The study could help researchers determine how to use robots in more complex situations, requiring greater amount of human-machine interaction. Reuters

The U.S. Navy has unveiled new plans to employ robots to train marine forces in the future. The Office of Naval Research (ONR) on Tuesday launched a new experiment that it hopes will help create robots and other human surrogates for military training purposes.

As part of the study, being carried out at the University of Central Florida, the researchers have placed a human surrogate, which will greet and interact with people passing through the lobby of the university's Institute for Simulation and Training. The study with the robot, which will be controlled by a human operator in another location, will continue for several weeks.

“Marine Corps training concepts continue to merge virtual and live components to create the most realistic, effective and affordable training for Marines,” Peter Squire, a program officer for ONR, said in a statement. “The way people react to and interact with the different surrogates in this study is crucial to understanding how we can improve our military training systems.”

According to the Navy, the study’s results will be used by researchers to demonstrate the use of surrogates in more complex situations that will require a greater amount of human-machine interaction.

Officials said the experiment is part of ONR's Human Surrogate Interaction program, which will focus on how humans interact with virtual, physical and other types of surrogates.
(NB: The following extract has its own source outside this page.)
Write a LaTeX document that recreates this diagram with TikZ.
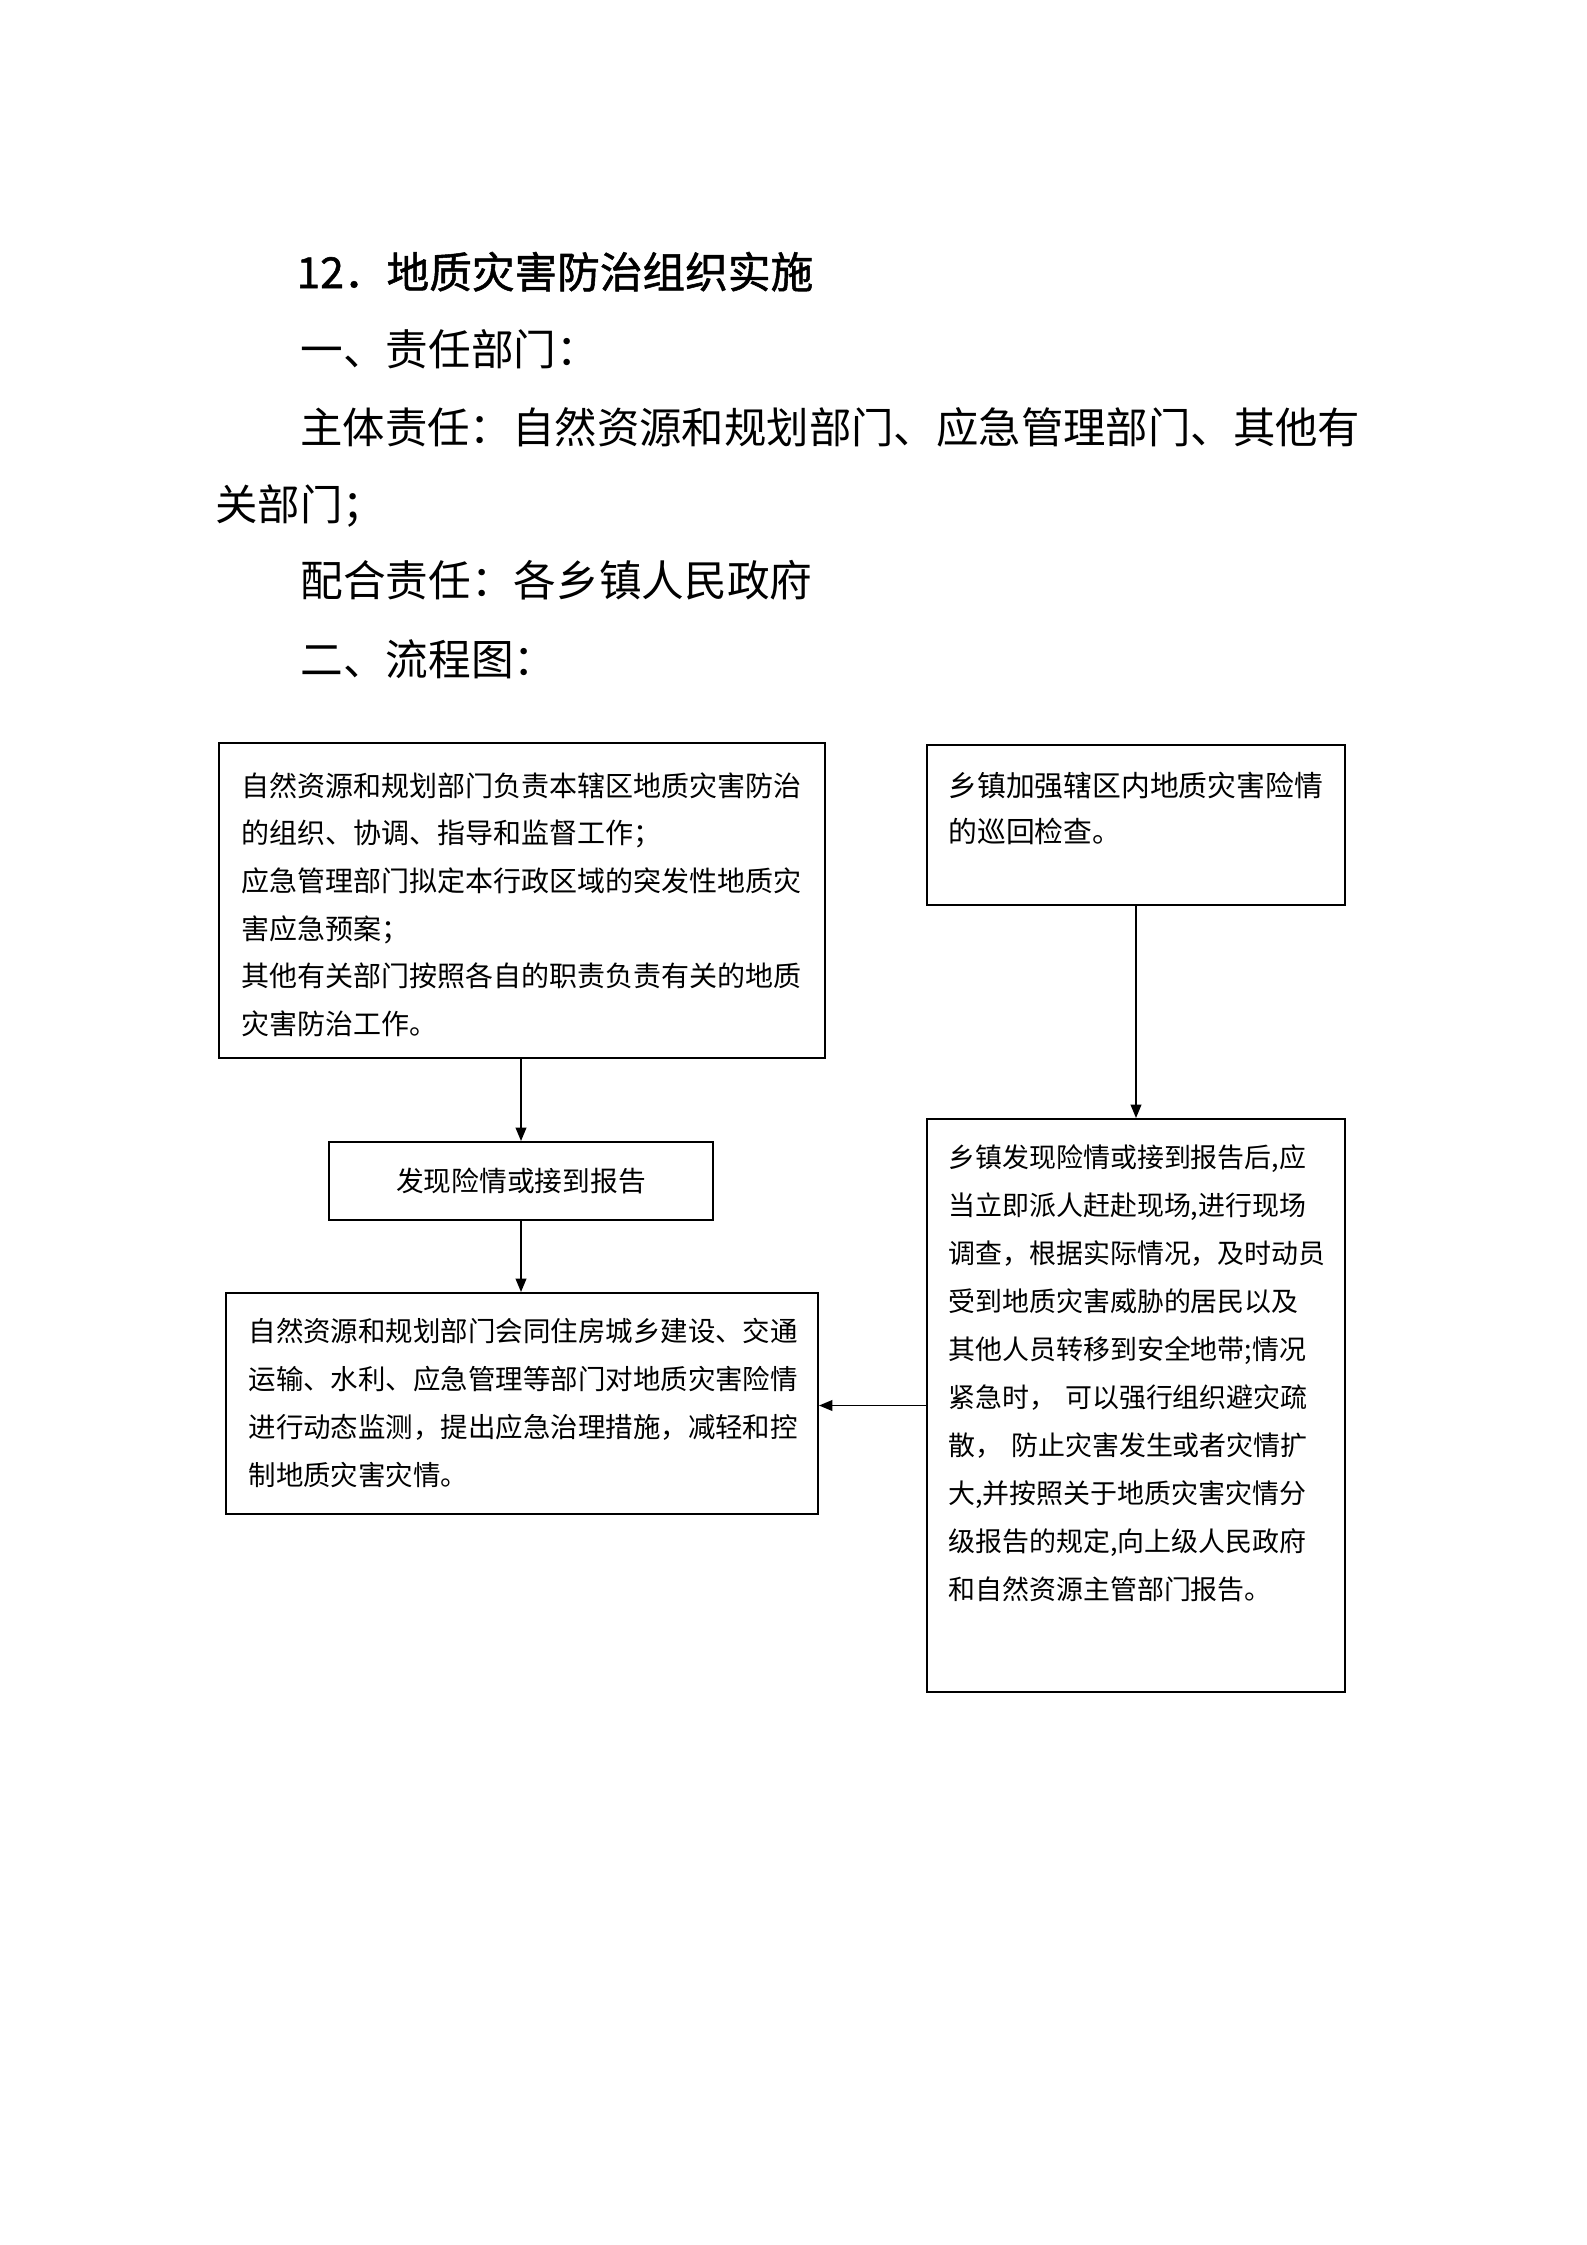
\documentclass[tikz,border=0pt]{standalone}
\usepackage{fontspec}
\setmainfont{Noto Sans CJK SC}
\newfontfamily\titlefont[FakeBold=1.2]{Noto Sans CJK SC}
\usetikzlibrary{arrows.meta,fit}
\newcommand\fsz[2]{\fontsize{#1}{#2}\selectfont}
\begin{document}
\begin{tikzpicture}[x=0.375pt,y=-0.375pt,
  box/.style={draw, line width=0.75pt, inner sep=0pt},
  txt/.style={inner sep=0pt, anchor=base west, align=left, text width=#1},
  link/.style={line width=0.6pt, -{Triangle[length=5pt,width=4pt]}}
]
\fill[white] (0,0) rectangle (1587,2245);
\useasboundingbox (0,0) rectangle (1587,2245);

% header text
\node[txt=300pt, font=\titlefont\fsz{16pt}{29pt}] (title) at (296,288) {12．地质灾害防治组织实施};
\node[txt=300pt, font=\fsz{16pt}{29pt}] (h1) at (300,365) {一、责任部门：};
\node[txt=436pt, font=\fsz{15.9pt}{28.9pt}] (h2) at (215,443) {\hspace*{2em}主体责任：自然资源和规划部门、应急管理部门、其他有\\关部门；};
\node[txt=300pt, font=\fsz{16pt}{29pt}] (h3) at (300,596) {配合责任：各乡镇人民政府};
\node[txt=300pt, font=\fsz{16pt}{29pt}] (h4) at (300,675) {二、流程图：};

% boxes
\node[box, fit={(219,743) (825,1058)}] (A) {};
\node[txt=240pt, font=\fsz{10.5pt}{17.9pt}] (At) at (241,796) {自然资源和规划部门负责本辖区地质灾害防治\\的组织、协调、指导和监督工作；\\应急管理部门拟定本行政区域的突发性地质灾\\害应急预案；\\其他有关部门按照各自的职责负责有关的地质\\灾害防治工作。};

\node[box, fit={(329,1142) (713,1220)}] (B) {};
\node[inner sep=0pt, font=\fsz{10.4pt}{14pt}] (Bt) at (B.center) {发现险情或接到报告};

\node[box, fit={(226,1293) (818,1514)}] (C) {};
\node[txt=240pt, font=\fsz{10.3pt}{18pt}] (Ct) at (248,1341) {自然资源和规划部门会同住房城乡建设、交通\\运输、水利、应急管理等部门对地质灾害险情\\进行动态监测，提出应急治理措施，减轻和控\\制地质灾害灾情。};

\node[box, fit={(927,745) (1345,905)}] (D) {};
\node[txt=170pt, font=\fsz{10.8pt}{17.3pt}] (Dt) at (948,796) {乡镇加强辖区内地质灾害险情\\的巡回检查。};

\node[box, fit={(927,1119) (1345,1692)}] (E) {};
\node[txt=170pt, font=\fsz{10.1pt}{18pt}] (Et) at (948,1167) {乡镇发现险情或接到报告后,应\\当立即派人赶赴现场,进行现场\\调查，根据实际情况，及时动员\\受到地质灾害威胁的居民以及\\其他人员转移到安全地带;情况\\紧急时， 可以强行组织避灾疏\\散， 防止灾害发生或者灾情扩\\大,并按照关于地质灾害灾情分\\级报告的规定,向上级人民政府\\和自然资源主管部门报告。};

% connectors
\draw[link] (A.south -| B.north) -- (B.north);
\draw[link] (B.south) -- (B.south |- C.north);
\draw[link] (D.south) -- (D.south |- E.north);
\draw[link] (E.west) -- (E.west -| C.east);
\end{tikzpicture}
\end{document}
The findings are also expected to help determine how best to use robots to train infantry and other forces in the U.S. Marine Corps at a state-of-the-art military training facility at Camp Pendleton in California.

Another objective of the new ONR study is the development of a system called “Avatar Mediated Interactive Training and Individualized Experience System” (AMITIES), which enables actors to “inhabit” and control various types of robots.

According to the researchers, AMITIES combines voice modulation, artificial intelligence, network protocols and human control that can pave the way for new military training possibilities. “If human role players are not available because of cost or other reasons, this research will help us understand the type of surrogate to replace them with so that the level of training is not diminished,” Squire said in the statement.

The U.S. Navy is set to demonstrate new military gear at the Naval Future Force Science and Technology Expo, which is scheduled to be held on Feb. 4 and Feb. 5 in Washington. The Navy will showcase many state-of-the-art technologies at the event, including a bipedal humanoid robot designed to assist sailors, a fire-fighting robot and a helicopter drone, RIA Novosti reported.